Sports Nut

Bob Brenly Is an Idiot

Rob:

No, it didn’t. But, good lord, compared to some of the moves Bob Brenly made tonight, his decision to stick with Kim looks like pure genius.

If the Diamondbacks lose the Series—and that suddenly looks quite likely—Kim is going to be the goat, much like Mark Wohlers got the blame for the Series-tying homer he gave up to Jim Leyritz in 1996. But Kim didn’t lose Game 4. Bob Brenly did, and it isn’t even close.

Tony Womack led off the game with a single, and Brenly immediately consulted his Jim Leyland playbook, calling on Craig Counsell to put down a sacrifice in front of the 3-4-5 hitters. Well, Gonzalez got hit by a pitch, and Durazo walked, but El Duque struck out Matt Williams and got out of the inning.

In the third, Womack led off with a walk, and Counsell bunted him over again. Gonzalez walked, but the next two batters made outs.

In the fifth, Womack led off with a double, and again Counsell sacrificed him, this time to third base, with one out. Gonzalez hit a medium-depth fly ball, the home plate umpire called Womack out on a bang-bang play at the plate, and the Yankees escaped another jam.

Three times the Diamondbacks got their leadoff hitter on base. Three times Bob Brenly willingly gave up an out to move Womack up a base. In those three innings, the Diamondbacks got a double, a single, three walks, and a hit-by-pitch. Hernandez retired only five batters on his own—in other words, in those three innings, six of the 11 Diamondbacks who actually tried to reach base were successful. But three Diamondbacks didn’t try to reach base, and because of that the team didn’t score a single run.

The decision to lay the bunt down each time is even more perplexing, because if Brenly wanted Womack to move up a base so badly, why not let him steal? The stolen base is an overrated weapon, in general, because most players get caught too often to make the gamble worth it. Womack is one of the few players in baseball to whom that doesn’t apply.

Womack stole 28 bases in 35 attempts this year, an 80 percent success rate. Now, 80 percent is a very good success rate—but it was the worst of Womack’s career. He has swiped 267 bases in his career and been caught just 46 times. That’s an 85.3 percent success rate—the highest of any player in major-league history. Yet instead of taking a small chance that Womack might make an out on the basepaths, Brenly decided to have Counsell make a guaranteed out at the plate. Not once, not twice, but three times.

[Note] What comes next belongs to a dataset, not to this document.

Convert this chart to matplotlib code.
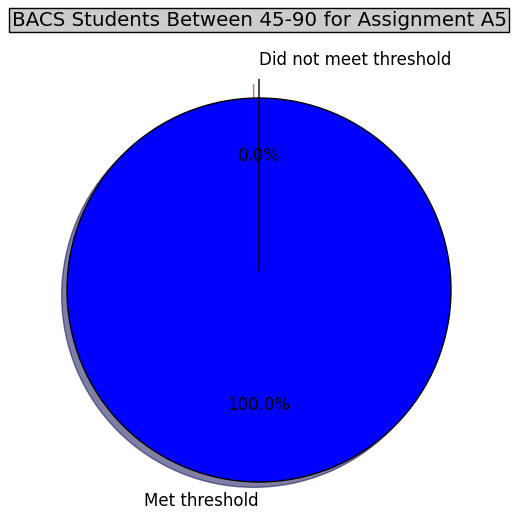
import matplotlib
matplotlib.use("Agg")
import matplotlib.pyplot as plt

labels = ["Met threshold", "Did not meet threshold"]
counts = [100, 0]
colors = ["blue", "red"]
explode = [0, 0.1]

fig = plt.figure(figsize=(5.18, 5.21), dpi=100)
ax = fig.add_axes([0, 0, 1, 1])

wedges, texts, autotexts = ax.pie(
    counts, labels=labels, colors=colors, explode=explode,
    autopct="%1.1f%%", shadow=True, startangle=90,
    wedgeprops={"edgecolor": "black", "linewidth": 1},
    textprops={"fontsize": 12})

# labels sit on the vertical axis; match the reference alignment
texts[0].set_ha("right")
texts[1].set_ha("left")

# place the pie like the reference (radius ~192 px, centre at 259, 290)
ax.set_xlim(-259 / 192, 259 / 192)
ax.set_ylim(-231 / 192, 290 / 192)

fig.text(0.5, 1 - 20 / 521, "BACS Students Between 45-90 for Assignment A5",
         ha="center", va="center", fontsize=14.3,
         bbox={"facecolor": "#cccccc", "edgecolor": "black", "pad": 2})

fig.savefig("out.png", dpi=100)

Stupid, stupid, stupid. Because of that, the D-Backs let Hernandez, who hadn’t made a quality start in six weeks, who threw just 52 of 98 pitches for strikes, who allowed two of the first three hitters to reach base against him four times in seven innings, walk away from the game locked in a 1-1 duel.

The Diamondbacks got to the World Series despite, not because of, Brenly’s machinations. He almost scuttled their chances of getting past the Cardinals in the Division Series with that botched squeeze in Game 5, before Womack saved his bacon with a bloop single to win the series.

But this isn’t the Division Series. This is the World Series, where no mistake goes unpunished. And these aren’t the Cardinals. The Diamondbacks had a chance to take advantage of the pitching mismatch, score some quick runs off of El Duque, and go up three games to one. Instead Brenly was content to play small ball. The Yankees continued to play large ball—all four of their runs scored on big flies—and now they’re the ones living large.